CS: I don't know who the designer was though, I can't remember.

J: Probably someone awesome.

CS: Probably. So... Anna said you've been doing a lot of photography lately.

J: Yea, I have been doing photography. I took a class. And I've been trying to get my skills up so I can document my work better.

CS: What are your thoughts about fashion photography? Do you think it's able to do justice to the clothes?

J: Well, I use photography as a way to document my pieces of art and I think it definitely adds something to the piece, like when you have a dress by itself it talks only of clothing. But when you photograph it, you can give it an entirely new perspective to the clothes.

CS: I think it's a good way to give it some context.

J: Yea, Exactly. Exactly. It puts it in context. When you do runway, some designers – especially for couture – change the runway, and make it completely different. Like Chanel last season, they did it in all this hay and had this big construction in the middle that they walked around...

CS: Yea, I saw that. Vivienne Westwood did the same thing didn't she? With the hay?

J: Yea.

CS: But... I didn't really like those clothes.

J: Me neither, I'm not really a fan of Chanel.

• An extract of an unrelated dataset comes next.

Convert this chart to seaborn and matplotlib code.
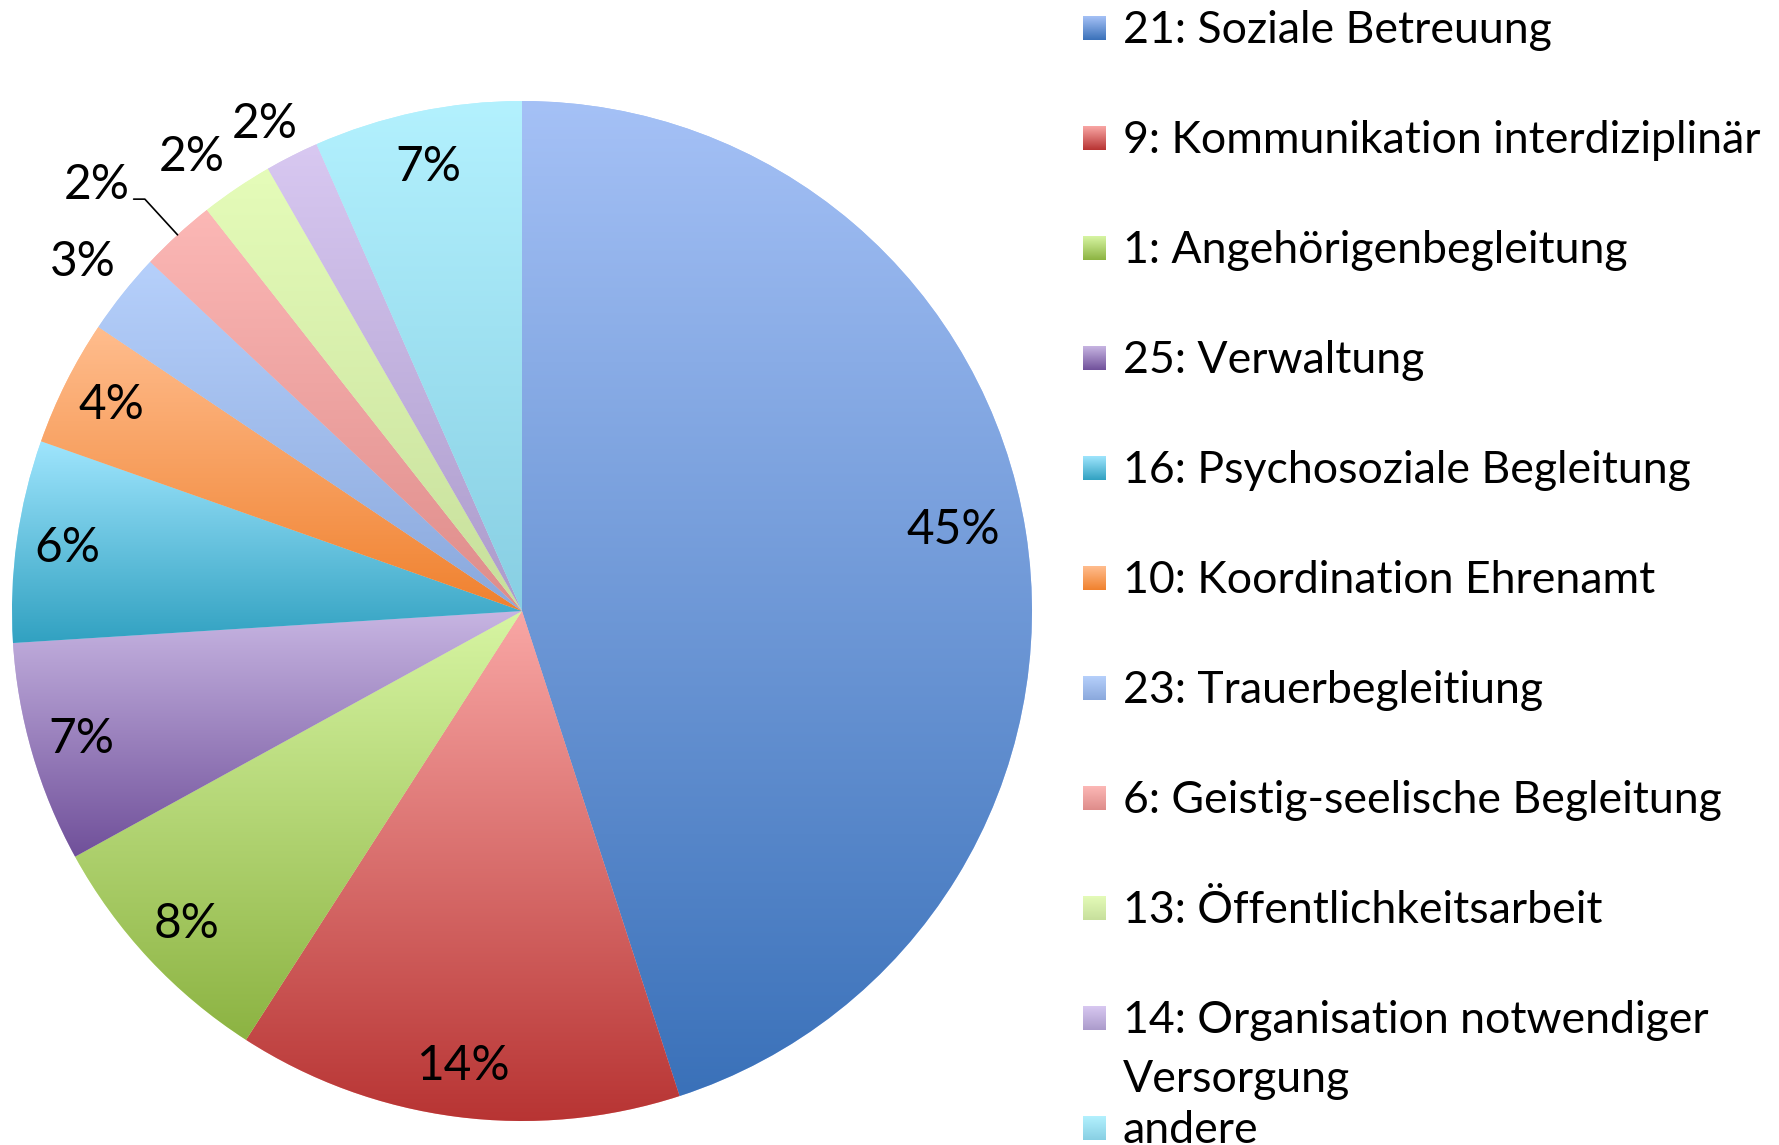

But that was the best example I could think. Or, if you look at – I think it was 1999? - McQueen had that girl in the white dress?

CS: Oh, spinning around? That was Kate Moss, I think.

J: Mmmm... Was it Kate Moss?

CS: I think so. I watched the video again after I found out that he'd died.

J: Yea. Well, that just added an entirely new perspective like, you'd just had a chill breath before the walking down the runway. It's something soft and beautiful. Plus, it was a fucking awesome idea.


... This is the point where my dictaphone's battery died. Which is unfortunate because we went on to have a really serious conversation about the ethics of fashion. We really did, I swear.